The Iraq and Afghanistan Veterans of America (IAVA), arguably the organization whose mostly younger veterans will be most affected by changes in leadership, issued a statement saying that Bob McDonald was "definitely a surprising pick."
"His branding background may prove helpful, because there are few organizations in America with a worse reputation with its customers than the VA right now," IAVA CEO and founder Paul Reickhoff said.
Interbrand New York CEO Josh Feldmeth, who has had 13 years in corporate and government branding experience, told CNBC, "I think there is a big opportunity for McDonald to bring his experience as a brand builder, to shape the culture of the VA and articulate a new north star for the organization."
Feldmeth called P&G one of the greatest brand-building organizations of all time and said that the country's perception of the VA will be a crucial component in this move.
McDonald served as CEO of P&G from 2009 to May 2013 and is credited with adding nearly one billion P&G customers under his tenure, generating sales of over $84 billion yearly.
Steven Rattner, CNBC contributor and President Obama's former Car Czar, told CNBC that he was a big believer in a strong CEO coming in to address management problems, of which the VA has plenty.

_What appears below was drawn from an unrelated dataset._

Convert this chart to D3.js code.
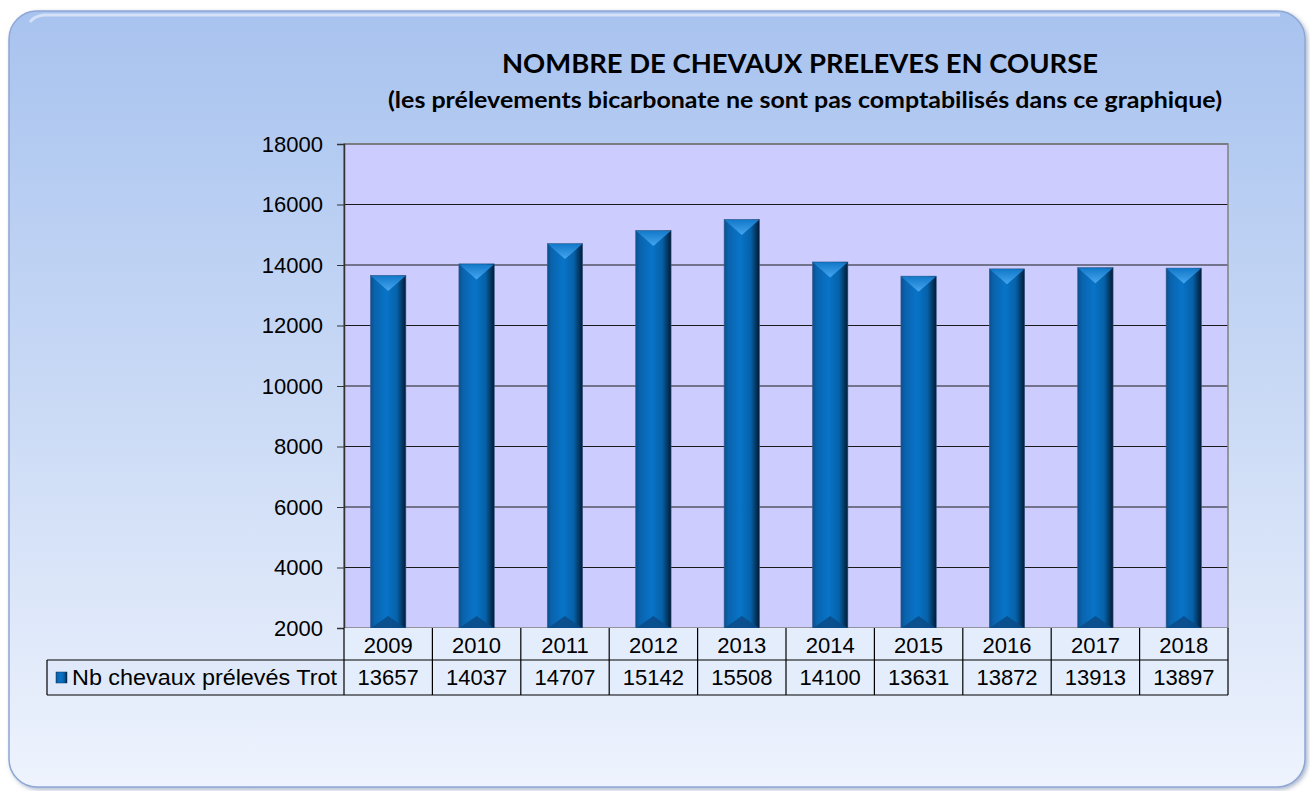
<!DOCTYPE html>
<html>
<head>
<meta charset="utf-8">
<script src="https://cdn.jsdelivr.net/npm/d3@7"></script>
<style>
  body { margin: 0; background: #fff; }
</style>
</head>
<body>
<svg id="chart"></svg>
<script>
var years = ['2009', '2010', '2011', '2012', '2013', '2014', '2015', '2016', '2017', '2018'];
var values = [13657, 14037, 14707, 15142, 15508, 14100, 13631, 13872, 13913, 13897];
var yTicks = [2000, 4000, 6000, 8000, 10000, 12000, 14000, 16000, 18000];
var seriesName = 'Nb chevaux prélevés Trot';

var W = 1310, H = 791;
var plot = {left: 344, right: 1228, top: 144, bottom: 628};
var font = 'Liberation Sans, Arial, sans-serif';

var svg = d3.select('#chart').attr('width', W).attr('height', H);
var defs = svg.append('defs');

// panel gradient
var pg = defs.append('linearGradient').attr('id', 'panel').attr('x1', 0).attr('y1', 0).attr('x2', 0).attr('y2', 1);
pg.append('stop').attr('offset', '0%').attr('stop-color', '#a8c3ef');
pg.append('stop').attr('offset', '55%').attr('stop-color', '#cddcf6');
pg.append('stop').attr('offset', '100%').attr('stop-color', '#eef3fd');

// bar gradient (cylinder-ish)
var bg = defs.append('linearGradient').attr('id', 'bar').attr('x1', 0).attr('y1', 0).attr('x2', 1).attr('y2', 0);
bg.append('stop').attr('offset', '0%').attr('stop-color', '#0b4f8c');
bg.append('stop').attr('offset', '12%').attr('stop-color', '#0a63ad');
bg.append('stop').attr('offset', '45%').attr('stop-color', '#0874c8');
bg.append('stop').attr('offset', '75%').attr('stop-color', '#0661a8');
bg.append('stop').attr('offset', '100%').attr('stop-color', '#021a33');

var cap = defs.append('linearGradient').attr('id', 'cap').attr('x1', 0).attr('y1', 0).attr('x2', 0).attr('y2', 1);
cap.append('stop').attr('offset', '0%').attr('stop-color', '#1279c9');
cap.append('stop').attr('offset', '100%').attr('stop-color', '#46a6f0');

var sh = defs.append('filter').attr('id', 'shadow').attr('x', '-5%').attr('y', '-5%').attr('width', '110%').attr('height', '110%');
sh.append('feDropShadow').attr('dx', 2).attr('dy', 2).attr('stdDeviation', 2).attr('flood-color', '#5a6f99').attr('flood-opacity', 0.5);

// panel
svg.append('rect')
  .attr('x', 9).attr('y', 11).attr('width', 1296).attr('height', 776)
  .attr('rx', 28).attr('ry', 28)
  .attr('fill', 'url(#panel)')
  .attr('stroke', '#8ea7d6').attr('stroke-width', 1.5)
  .attr('filter', 'url(#shadow)');
svg.append('path')
  .attr('d', 'M30,22 Q34,16 44,15 L1280,15')
  .attr('stroke', '#ffffff').attr('stroke-opacity', 0.5).attr('stroke-width', 3).attr('fill', 'none');

// titles
svg.append('text')
  .attr('x', 800).attr('y', 73)
  .attr('text-anchor', 'middle')
  .attr('font-family', 'Lato, sans-serif').attr('font-weight', 'bold').attr('font-size', 26)
  .attr('textLength', 596).attr('lengthAdjust', 'spacingAndGlyphs')
  .text('NOMBRE DE CHEVAUX PRELEVES EN COURSE');
svg.append('text')
  .attr('x', 805).attr('y', 108)
  .attr('text-anchor', 'middle')
  .attr('font-family', 'Lato, sans-serif').attr('font-weight', 'bold').attr('font-size', 22.5)
  .attr('textLength', 834).attr('lengthAdjust', 'spacingAndGlyphs')
  .text('(les prélevements bicarbonate ne sont pas comptabilisés dans ce graphique)');

var x = d3.scaleBand().domain(years).range([plot.left, plot.right]).paddingInner(0).paddingOuter(0);
var y = d3.scaleLinear().domain([2000, 18000]).range([plot.bottom, plot.top]);

// plot background
svg.append('rect')
  .attr('x', plot.left).attr('y', plot.top)
  .attr('width', plot.right - plot.left).attr('height', plot.bottom - plot.top)
  .attr('fill', '#ccccff');

// gridlines
svg.append('g').selectAll('line')
  .data(yTicks.slice(1))
  .enter().append('line')
    .attr('x1', plot.left).attr('x2', plot.right)
    .attr('y1', function(d) { return y(d); }).attr('y2', function(d) { return y(d); })
    .attr('stroke', '#1a1a1a').attr('stroke-width', 1);

svg.append('rect')
  .attr('x', plot.left).attr('y', plot.top)
  .attr('width', plot.right - plot.left).attr('height', plot.bottom - plot.top)
  .attr('fill', 'none').attr('stroke', '#808080').attr('stroke-width', 1.5);

// bars
var bw = x.bandwidth() * 0.4;
var bars = svg.append('g').selectAll('g')
  .data(values)
  .enter().append('g')
    .attr('transform', function(d, i) { return 'translate(' + (x(years[i]) + (x.bandwidth() - bw) / 2) + ',0)'; });

bars.append('rect')
  .attr('x', 0).attr('y', function(d) { return y(d); })
  .attr('width', bw).attr('height', function(d) { return y(2000) - y(d); })
  .attr('fill', 'url(#bar)')
  .attr('stroke', '#3a5d8a').attr('stroke-width', 0.6);

// top bevel: light triangle pointing down
bars.append('path')
  .attr('d', function(d) {
    var t = y(d) + 0.5;
    return 'M0.5,' + t + 'L' + (bw - 0.5) + ',' + t + 'L' + (bw * 0.5) + ',' + (t + 15) + 'Z';
  })
  .attr('fill', 'url(#cap)');
// bottom bevel
bars.append('path')
  .attr('d', function(d) {
    var b = y(2000);
    return 'M0.5,' + b + 'L' + (bw - 0.5) + ',' + b + 'L' + (bw * 0.5) + ',' + (b - 12) + 'Z';
  })
  .attr('fill', '#0a4a86').attr('opacity', 0.85);

// y axis
var yAxis = svg.append('g')
  .attr('transform', 'translate(' + plot.left + ',0)')
  .call(d3.axisLeft(y).tickValues(yTicks).tickSize(7).tickPadding(14).tickFormat(d3.format('d')));
yAxis.select('.domain').attr('stroke', '#333').attr('stroke-width', 1.5);
yAxis.selectAll('.tick line').attr('stroke', '#333');
yAxis.selectAll('text')
  .attr('font-family', font).attr('font-size', 22).attr('fill', '#000');

// data table
var rowH = [32, 35];
var tTop = plot.bottom;
var legendLeft = 47;
var table = svg.append('g');

// cell backgrounds
table.append('rect')
  .attr('x', plot.left).attr('y', tTop).attr('width', plot.right - plot.left).attr('height', rowH[0] + rowH[1])
  .attr('fill', '#e4edfb');
table.append('rect')
  .attr('x', legendLeft).attr('y', tTop + rowH[0]).attr('width', plot.left - legendLeft).attr('height', rowH[1])
  .attr('fill', '#dfe9fa');

// horizontal lines
table.append('line')
  .attr('x1', legendLeft).attr('x2', plot.right)
  .attr('y1', tTop + rowH[0]).attr('y2', tTop + rowH[0])
  .attr('stroke', '#000').attr('stroke-width', 1.2);
table.append('line')
  .attr('x1', legendLeft).attr('x2', plot.right)
  .attr('y1', tTop + rowH[0] + rowH[1]).attr('y2', tTop + rowH[0] + rowH[1])
  .attr('stroke', '#000').attr('stroke-width', 1.2);
table.append('line')
  .attr('x1', legendLeft).attr('x2', legendLeft)
  .attr('y1', tTop + rowH[0]).attr('y2', tTop + rowH[0] + rowH[1])
  .attr('stroke', '#000').attr('stroke-width', 1.2);
table.append('line')
  .attr('x1', plot.right).attr('x2', plot.right)
  .attr('y1', tTop).attr('y2', tTop + rowH[0] + rowH[1])
  .attr('stroke', '#000').attr('stroke-width', 1.2);

// vertical separators
table.selectAll('line.sep')
  .data(years)
  .enter().append('line')
    .attr('class', 'sep')
    .attr('x1', function(d) { return x(d); }).attr('x2', function(d) { return x(d); })
    .attr('y1', tTop).attr('y2', tTop + rowH[0] + rowH[1])
    .attr('stroke', '#000').attr('stroke-width', 1.2);

table.selectAll('text.year')
  .data(years)
  .enter().append('text')
    .attr('class', 'year')
    .attr('x', function(d) { return x(d) + x.bandwidth() / 2; })
    .attr('y', tTop + rowH[0] / 2 + 1)
    .attr('dy', '0.36em')
    .attr('text-anchor', 'middle')
    .attr('font-family', font).attr('font-size', 22)
    .text(function(d) { return d; });

table.selectAll('text.val')
  .data(values)
  .enter().append('text')
    .attr('class', 'val')
    .attr('x', function(d, i) { return x(years[i]) + x.bandwidth() / 2; })
    .attr('y', tTop + rowH[0] + rowH[1] / 2)
    .attr('dy', '0.36em')
    .attr('text-anchor', 'middle')
    .attr('font-family', font).attr('font-size', 22)
    .text(function(d) { return d; });

// legend key
table.append('rect')
  .attr('x', 56).attr('y', tTop + rowH[0] + 12).attr('width', 11).attr('height', 11)
  .attr('fill', 'url(#bar)').attr('stroke', '#0a3a66').attr('stroke-width', 0.5);
table.append('text')
  .attr('x', 72).attr('y', tTop + rowH[0] + rowH[1] / 2)
  .attr('dy', '0.36em')
  .attr('font-family', font).attr('font-size', 22)
  .attr('textLength', 265).attr('lengthAdjust', 'spacingAndGlyphs')
  .text(seriesName);
</script>
</body>
</html>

"He's being asked to take on fundamental mismanagement problems and turn it around, and those are the qualifications you want," Rattner said. "The VA is a big, complicated business like Procter & Gamble."
On the question of whether McDonald would attempt to privatize parts of the Department of Veterans Affairs, Rattner said he would be shocked if there were a major policy change in how the VA is organized under McDonald.
Sydney Finkelstein, professor at Tuck School of Business at Dartmouth College, told CNBC that looking to successful corporate leaders can be a good thing for government agencies, but corporate experience does not always translate perfectly to the public sector. Finkelstein warns about over-valuing what has worked for a leader before his new post.
Chairman of the House Committee on Veterans Affairs Jeff Miller (R-Fla.) told CNBC that although he does not know Bob McDonald personally, he believes that McDonald's management skills as a former CEO make him a good fit to run the department, which Miller says is plagued by chronic mismanagement.
The American Legion, the largest Veterans Service Organization, and which was perhaps the most vocal in calling for Secretary Shinseki's resignation, released a statement saying that although they do not endorse or oppose political nominees, "He [McDonald] will need to have complete hiring and firing authority, along with a willingness to see that those who committed illegal acts are prosecuted."
Alison Levine, author and adviser to the Thayer Leader Development Group at West Point, told CNBC that McDonald's effective leadership in both the military and corporate America is a perfect fit for the Department of Veterans Affairs.
"He understands that doing things a certain way because 'they've always been done that way' is never going to cut it," Levine said.
Levine says McDonald is an ideal candidate because he understands the military and business.
"The transition from managing soldiers to managing civilians can often present some serious challenges, and it doesn't always go smoothly—but that would not be an issue for Bob McDonald," Levine told CNBC.
CNBC first reported on issues within the VA Healthcare System last August, culminating in a documentary "Death & Dishonor: Crisis at the VA" that was released on Veterans Day of last year.